> Work instructions
Reproduce the listing below exactly, beginning with its first line and ending with the line that holds "ax.set_yticklabels([str(t) for t"; pictures are not part of the copy.

--- BEGIN Source records ---

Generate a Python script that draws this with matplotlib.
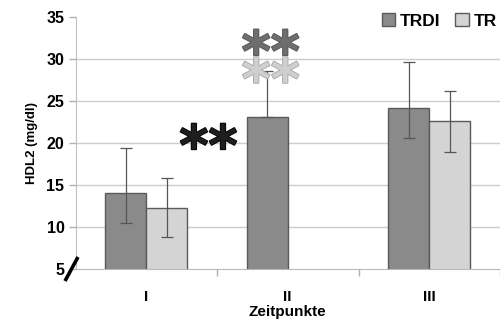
import matplotlib
matplotlib.use('Agg')
import matplotlib.pyplot as plt
import matplotlib.patheffects as pe
from matplotlib.lines import Line2D
import numpy as np

plt.rcParams['font.family'] = ['Liberation Sans', 'DejaVu Sans']

# HDL2 je Zeitpunkt (mg/dl)
zeitpunkte = ['I', 'II', 'III']
trdi_mean = [14.1, 23.1, 24.2]
trdi_err_lo = [3.6, 0.0, 3.6]
trdi_err_hi = [5.3, 5.5, 5.4]
tr_mean = [12.3, np.nan, 22.6]
tr_err_lo = [3.5, 0.0, 3.7]
tr_err_hi = [3.6, 0.0, 3.6]
y_ticks = [5, 10, 15, 20, 25, 30, 35]

c_trdi = '#8a8a8a'
c_tr = '#d4d4d4'
c_edge = '#5a5a5a'

fig = plt.figure(figsize=(5.0, 3.2), dpi=100)
ax = fig.add_axes([0.151, 0.159, 0.849, 0.788])

x = np.arange(len(zeitpunkte)) + 0.5
w = 0.29

ax.bar(x - w / 2, trdi_mean, w, bottom=0, color=c_trdi, edgecolor=c_edge,
       linewidth=1.0, label='TRDI', zorder=2)
ax.bar(x + w / 2, tr_mean, w, bottom=0, color=c_tr, edgecolor=c_edge,
       linewidth=1.0, label='TR', zorder=2)

# Fehlerbalken
ax.errorbar(x - w / 2, trdi_mean, yerr=[trdi_err_lo, trdi_err_hi], fmt='none',
            ecolor='#555555', elinewidth=0.9, capsize=4, capthick=0.9, zorder=3)
tr_x = [xi + w / 2 for xi, m in zip(x, tr_mean) if not np.isnan(m)]
tr_m = [m for m in tr_mean if not np.isnan(m)]
tr_lo = [e for e, m in zip(tr_err_lo, tr_mean) if not np.isnan(m)]
tr_hi = [e for e, m in zip(tr_err_hi, tr_mean) if not np.isnan(m)]
ax.errorbar(tr_x, tr_m, yerr=[tr_lo, tr_hi], fmt='none',
            ecolor='#555555', elinewidth=0.9, capsize=4, capthick=0.9, zorder=3)

ax.set_xlim(0, 3)
ax.set_ylim(5, 35)
ax.set_yticks(y_ticks)
ax.set_yticklabels([str(t) for t in y_ticks], fontsize=11.5, fontweight='bold')

# Kategorien mittig, Teilstriche an den Grenzen
ax.set_xticks([1, 2, 3])
ax.set_xticklabels([])
ax.tick_params(axis='x', length=5, color='#b0b0b0', width=1)
ax.tick_params(axis='y', length=5, color='#b0b0b0', width=1, pad=3)
for xi, lab in zip(x, zeitpunkte):
    ax.text(xi, -0.11, lab, transform=ax.get_xaxis_transform(), ha='center',
            va='center', fontsize=11, fontweight='bold')
ax.text(1.5, -0.171, 'Zeitpunkte', transform=ax.get_xaxis_transform(),
        ha='center', va='center', fontsize=11, fontweight='bold')

ax.set_ylabel('HDL2 (mg/dl)', fontsize=9.5, fontweight='bold', labelpad=6)

for y in y_ticks[1:-1]:
    ax.axhline(y, color='#cccccc', linewidth=1.0, zorder=1)

for s in ['top', 'right']:
    ax.spines[s].set_visible(False)
ax.spines['left'].set_color('#c0c0c0')
ax.spines['bottom'].set_color('#b8b8b8')
ax.spines['bottom'].set_zorder(1)

# Achsenbruch
fig.add_artist(Line2D([65 / 500, 78 / 500], [1 - 281 / 320, 1 - 257 / 320],
                      color='black', linewidth=2.6, solid_capstyle='butt'))

# Signifikanzsterne
star_kw = dict(ha='center', va='center', fontsize=40, fontweight='bold',
               family='DejaVu Sans', zorder=5)
ax.text(0.94, 19.2, '**', color='#1e1e1e',
        path_effects=[pe.withStroke(linewidth=1.2, foreground='#000000')], **star_kw)
ax.text(1.38, 30.4, '**', color='#6e6e6e',
        path_effects=[pe.withStroke(linewidth=1.2, foreground='#555555')], **star_kw)
ax.text(1.38, 27.1, '**', color='#cfcfcf',
        path_effects=[pe.withStroke(linewidth=1.2, foreground='#a8a8a8')], **star_kw)

fig.legend(loc='upper left', bbox_to_anchor=(0.764, 0.958), ncol=2, frameon=False,
           handlelength=0.75, handleheight=0.75, handletextpad=0.3, columnspacing=0.85,
           prop={'size': 12.5, 'weight': 'bold'}, borderaxespad=0, borderpad=0)

fig.savefig('out.png', dpi=100)
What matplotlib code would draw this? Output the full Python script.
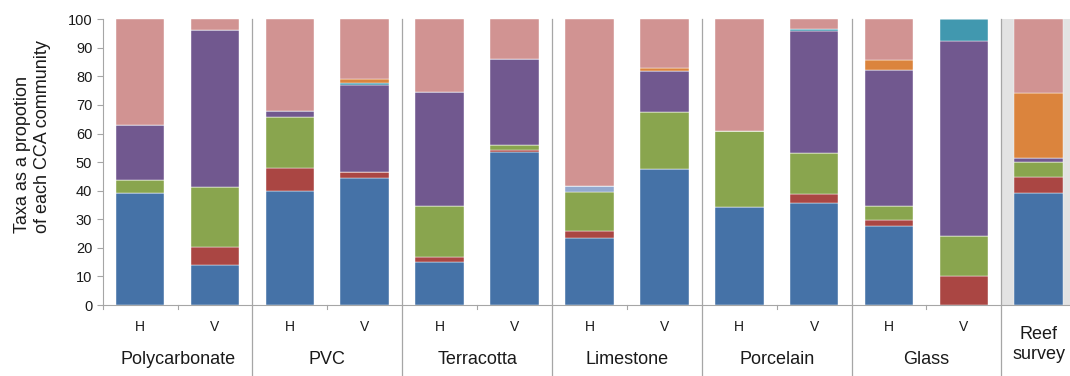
import matplotlib
matplotlib.use('Agg')
import matplotlib.pyplot as plt
import numpy as np

plt.rcParams['font.family'] = ['Liberation Sans', 'DejaVu Sans']

# Data (percent of each CCA community), stacked bottom to top
bars = ['H', 'V', 'H', 'V', 'H', 'V', 'H', 'V', 'H', 'V', 'H', 'V', 'Reef\nsurvey']
groups = ['Polycarbonate', 'PVC', 'Terracotta', 'Limestone', 'Porcelain', 'Glass']

blue = [39.3, 14.0, 39.9, 44.5, 15.2, 53.7, 23.6, 47.6, 34.2, 35.6, 27.8, 0.0, 39.3]
red = [0.0, 6.3, 8.2, 2.2, 1.6, 0.6, 2.4, 0.0, 0.0, 3.3, 2.1, 10.3, 5.5]
green = [4.5, 21.0, 17.6, 0.0, 17.9, 1.7, 13.7, 20.1, 26.6, 14.2, 4.9, 13.9, 5.4]
lightblue = [0, 0, 0, 0, 0, 0, 2.0, 0, 0, 0, 0, 0, 0]
purple = [19.1, 54.9, 2.2, 30.4, 39.9, 30.2, 0.0, 14.1, 0.0, 42.8, 47.6, 68.2, 1.1]
teal = [0, 0, 0, 0.5, 0, 0, 0, 0, 0, 0.7, 0, 7.6, 0]
orange = [0, 0, 0, 1.4, 0, 0, 0, 1.3, 0, 0, 3.4, 0, 22.9]
pink = [37.1, 3.8, 32.1, 21.0, 25.4, 13.8, 58.3, 16.9, 39.2, 3.4, 14.2, 0.0, 25.8]

series = [blue, red, green, lightblue, purple, teal, orange, pink]
colors = ['#4572A7', '#AA4643', '#89A54E', '#93A9CF', '#71588F', '#4198AF', '#DB843D', '#D19392']

grey = '#A6A6A6'
txt = '#1a1a1a'

fig = plt.figure(figsize=(10.7, 3.76), dpi=100)
ax = fig.add_axes([0.096, 0.1888, 0.9098, 0.76])

x = np.arange(len(bars))
# shaded reef survey slot
ax.axvspan(11.5, 12.5, color='#E3E3E3', zorder=0, lw=0)

bottom = np.zeros(len(bars))
for vals, c in zip(series, colors):
    vals = np.array(vals, dtype=float)
    ax.bar(x, vals, 0.65, bottom=bottom, color=c, edgecolor='#ffffff', linewidth=0.3, zorder=2)
    bottom += vals

ax.set_xlim(-0.5, 12.5)
ax.set_ylim(0, 100)
ax.set_yticks(range(0, 101, 10))
ax.tick_params(axis='y', colors=grey, labelcolor=txt, labelsize=10.5, length=4, width=0.8)
ax.set_xticks([])
for s in ['top', 'right']:
    ax.spines[s].set_visible(False)
for s in ['left', 'bottom']:
    ax.spines[s].set_color(grey)
    ax.spines[s].set_linewidth(0.8)

trans = ax.get_xaxis_transform()
# short ticks between H and V
for xt in np.arange(-0.5, 11, 2) + 1:
    ax.plot([xt, xt], [0, -0.015], color=grey, lw=0.8, transform=trans, clip_on=False)
ax.plot([-0.5, -0.5], [0, -0.015], color=grey, lw=0.8, transform=trans, clip_on=False)
# group separators
for xs in np.arange(1.5, 12, 2):
    ax.plot([xs, xs], [1.0, -0.26], color=grey, lw=0.9, transform=trans, clip_on=False)

for i, lab in enumerate(bars[:-1]):
    ax.text(i, -0.077, lab, transform=trans, ha='center', va='center', fontsize=10, color=txt)
ax.text(12, -0.137, bars[-1], transform=trans, ha='center', va='center', fontsize=13,
        color=txt, linespacing=1.25)
for k, g in enumerate(groups):
    ax.text(2 * k + 0.5, -0.19, g, transform=trans, ha='center', va='center', fontsize=13, color=txt)

ax.text(-0.072, 0.59, 'Taxa as a propotion\nof each CCA community', transform=ax.transAxes,
        rotation=90, ha='center', va='center', multialignment='left', fontsize=13, color=txt)

plt.savefig('out.png', dpi=100, facecolor='white')
plt.close()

--- END Source records ---

> Solution for this problem
Generate a Python script that draws this with matplotlib.
import matplotlib
matplotlib.use('Agg')
import matplotlib.pyplot as plt
import matplotlib.patheffects as pe
from matplotlib.lines import Line2D
import numpy as np

plt.rcParams['font.family'] = ['Liberation Sans', 'DejaVu Sans']

# HDL2 je Zeitpunkt (mg/dl)
zeitpunkte = ['I', 'II', 'III']
trdi_mean = [14.1, 23.1, 24.2]
trdi_err_lo = [3.6, 0.0, 3.6]
trdi_err_hi = [5.3, 5.5, 5.4]
tr_mean = [12.3, np.nan, 22.6]
tr_err_lo = [3.5, 0.0, 3.7]
tr_err_hi = [3.6, 0.0, 3.6]
y_ticks = [5, 10, 15, 20, 25, 30, 35]

c_trdi = '#8a8a8a'
c_tr = '#d4d4d4'
c_edge = '#5a5a5a'

fig = plt.figure(figsize=(5.0, 3.2), dpi=100)
ax = fig.add_axes([0.151, 0.159, 0.849, 0.788])

x = np.arange(len(zeitpunkte)) + 0.5
w = 0.29

ax.bar(x - w / 2, trdi_mean, w, bottom=0, color=c_trdi, edgecolor=c_edge,
       linewidth=1.0, label='TRDI', zorder=2)
ax.bar(x + w / 2, tr_mean, w, bottom=0, color=c_tr, edgecolor=c_edge,
       linewidth=1.0, label='TR', zorder=2)

# Fehlerbalken
ax.errorbar(x - w / 2, trdi_mean, yerr=[trdi_err_lo, trdi_err_hi], fmt='none',
            ecolor='#555555', elinewidth=0.9, capsize=4, capthick=0.9, zorder=3)
tr_x = [xi + w / 2 for xi, m in zip(x, tr_mean) if not np.isnan(m)]
tr_m = [m for m in tr_mean if not np.isnan(m)]
tr_lo = [e for e, m in zip(tr_err_lo, tr_mean) if not np.isnan(m)]
tr_hi = [e for e, m in zip(tr_err_hi, tr_mean) if not np.isnan(m)]
ax.errorbar(tr_x, tr_m, yerr=[tr_lo, tr_hi], fmt='none',
            ecolor='#555555', elinewidth=0.9, capsize=4, capthick=0.9, zorder=3)

ax.set_xlim(0, 3)
ax.set_ylim(5, 35)
ax.set_yticks(y_ticks)
ax.set_yticklabels([str(t) for t in y_ticks], fontsize=11.5, fontweight='bold')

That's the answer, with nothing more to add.